▸ Data block:
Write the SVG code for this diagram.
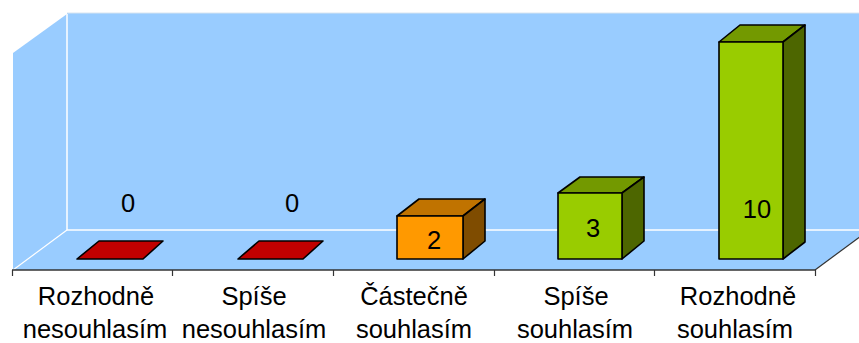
<svg xmlns="http://www.w3.org/2000/svg" width="859" height="343" viewBox="0 0 859 343">
<style>
.lbl{font-family:"Liberation Sans",Arial,sans-serif;font-size:25.5px;fill:#000;text-anchor:middle}
.bar{stroke:#000;stroke-width:1.6;stroke-linejoin:round}
.red{fill:#C00000}
.of{fill:#FF9900}.ot{fill:#C07300}.os{fill:#7F4C00}
.gf{fill:#99CC00}.gt{fill:#739900}.gs{fill:#4D6600}
</style>
<rect width="859" height="343" fill="#fff"/>
<g id="plot">
<polygon points="13,53 67,14 67,230 13,270" fill="#99CCFF"/>
<rect x="67" y="13" width="792" height="217" fill="#99CCFF"/>
<polygon points="13,270 67,230 869,230 815,270" fill="#99CCFF"/>
<line x1="67" y1="13" x2="859" y2="13" stroke="#d8e4f0" stroke-width="1"/>
<line x1="67" y1="14" x2="67" y2="230" stroke="#fff" stroke-width="1.5"/>
<line x1="67" y1="230" x2="859" y2="230" stroke="#fff" stroke-width="1.5"/>
<line x1="13" y1="270" x2="67" y2="230" stroke="#fff" stroke-width="1.2"/>
<line x1="815" y1="270" x2="869" y2="230" stroke="#333" stroke-width="1.2"/>
<line x1="12" y1="270" x2="815" y2="270" stroke="#333" stroke-width="1.5"/>
<g stroke="#333" stroke-width="1.2">
<line x1="12.5" y1="270" x2="12.5" y2="276"/>
<line x1="172.5" y1="270" x2="172.5" y2="276"/>
<line x1="333.5" y1="270" x2="333.5" y2="276"/>
<line x1="494.5" y1="270" x2="494.5" y2="276"/>
<line x1="654.5" y1="270" x2="654.5" y2="276"/>
<line x1="815.5" y1="270" x2="815.5" y2="276"/>
</g>
</g>
<g id="bar1">
<polygon class="bar red" points="77,259 143,259 163,241 99,241"/>
<text class="lbl" x="128" y="212">0</text>
</g>
<g id="bar2">
<polygon class="bar red" points="238,259 303,259 323,241 259,241"/>
<text class="lbl" x="292" y="212">0</text>
</g>
<g id="bar3">
<polygon class="bar ot" points="397,216 419,199 485,199 463,216"/>
<polygon class="bar os" points="463,216 485,199 485,241 463,259"/>
<rect class="bar of" x="397" y="216" width="66" height="43"/>
<text class="lbl" x="434" y="249">2</text>
</g>
<g id="bar4">
<polygon class="bar gt" points="558,193 580,177 644,177 622,193"/>
<polygon class="bar gs" points="622,193 644,177 644,241 622,259"/>
<rect class="bar gf" x="558" y="193" width="64" height="66"/>
<text class="lbl" x="593" y="237">3</text>
</g>
<g id="bar5">
<polygon class="bar gt" points="719,42 740,25 805,25 783,42"/>
<polygon class="bar gs" points="783,42 805,25 805,242 783,259"/>
<rect class="bar gf" x="719" y="42" width="64" height="217"/>
<text class="lbl" x="757" y="218">10</text>
</g>
<g id="labels">
<text class="lbl" x="96" y="305">Rozhodně</text>
<text class="lbl" x="95" y="338">nesouhlasím</text>
<text class="lbl" x="254" y="305">Spíše</text>
<text class="lbl" x="254" y="338">nesouhlasím</text>
<text class="lbl" x="414" y="305">Částečně</text>
<text class="lbl" x="414" y="338">souhlasím</text>
<text class="lbl" x="576" y="305">Spíše</text>
<text class="lbl" x="575" y="338">souhlasím</text>
<text class="lbl" x="738" y="305">Rozhodně</text>
<text class="lbl" x="735" y="338">souhlasím</text>
</g>
</svg>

▸ Written instruction: Each line of the data should be quoted exactly, with pictures left out.

▸ Answer to this exercise:
Write the SVG code for this diagram.
<svg xmlns="http://www.w3.org/2000/svg" width="859" height="343" viewBox="0 0 859 343">
<style>
.lbl{font-family:"Liberation Sans",Arial,sans-serif;font-size:25.5px;fill:#000;text-anchor:middle}
.bar{stroke:#000;stroke-width:1.6;stroke-linejoin:round}
.red{fill:#C00000}
.of{fill:#FF9900}.ot{fill:#C07300}.os{fill:#7F4C00}
.gf{fill:#99CC00}.gt{fill:#739900}.gs{fill:#4D6600}
</style>
<rect width="859" height="343" fill="#fff"/>
<g id="plot">
<polygon points="13,53 67,14 67,230 13,270" fill="#99CCFF"/>
<rect x="67" y="13" width="792" height="217" fill="#99CCFF"/>
<polygon points="13,270 67,230 869,230 815,270" fill="#99CCFF"/>
<line x1="67" y1="13" x2="859" y2="13" stroke="#d8e4f0" stroke-width="1"/>
<line x1="67" y1="14" x2="67" y2="230" stroke="#fff" stroke-width="1.5"/>
<line x1="67" y1="230" x2="859" y2="230" stroke="#fff" stroke-width="1.5"/>
<line x1="13" y1="270" x2="67" y2="230" stroke="#fff" stroke-width="1.2"/>
<line x1="815" y1="270" x2="869" y2="230" stroke="#333" stroke-width="1.2"/>
<line x1="12" y1="270" x2="815" y2="270" stroke="#333" stroke-width="1.5"/>
<g stroke="#333" stroke-width="1.2">
<line x1="12.5" y1="270" x2="12.5" y2="276"/>
<line x1="172.5" y1="270" x2="172.5" y2="276"/>
<line x1="333.5" y1="270" x2="333.5" y2="276"/>
<line x1="494.5" y1="270" x2="494.5" y2="276"/>
<line x1="654.5" y1="270" x2="654.5" y2="276"/>
<line x1="815.5" y1="270" x2="815.5" y2="276"/>
</g>
</g>
<g id="bar1">
<polygon class="bar red" points="77,259 143,259 163,241 99,241"/>
<text class="lbl" x="128" y="212">0</text>
</g>
<g id="bar2">
<polygon class="bar red" points="238,259 303,259 323,241 259,241"/>
<text class="lbl" x="292" y="212">0</text>
</g>
<g id="bar3">
<polygon class="bar ot" points="397,216 419,199 485,199 463,216"/>
<polygon class="bar os" points="463,216 485,199 485,241 463,259"/>
<rect class="bar of" x="397" y="216" width="66" height="43"/>
<text class="lbl" x="434" y="249">2</text>
</g>
<g id="bar4">
<polygon class="bar gt" points="558,193 580,177 644,177 622,193"/>
<polygon class="bar gs" points="622,193 644,177 644,241 622,259"/>
<rect class="bar gf" x="558" y="193" width="64" height="66"/>
<text class="lbl" x="593" y="237">3</text>
</g>
<g id="bar5">
<polygon class="bar gt" points="719,42 740,25 805,25 783,42"/>
<polygon class="bar gs" points="783,42 805,25 805,242 783,259"/>
<rect class="bar gf" x="719" y="42" width="64" height="217"/>
<text class="lbl" x="757" y="218">10</text>
</g>
<g id="labels">
<text class="lbl" x="96" y="305">Rozhodně</text>
<text class="lbl" x="95" y="338">nesouhlasím</text>
<text class="lbl" x="254" y="305">Spíše</text>
<text class="lbl" x="254" y="338">nesouhlasím</text>
<text class="lbl" x="414" y="305">Částečně</text>
<text class="lbl" x="414" y="338">souhlasím</text>
<text class="lbl" x="576" y="305">Spíše</text>
<text class="lbl" x="575" y="338">souhlasím</text>
<text class="lbl" x="738" y="305">Rozhodně</text>
<text class="lbl" x="735" y="338">souhlasím</text>
</g>
</svg>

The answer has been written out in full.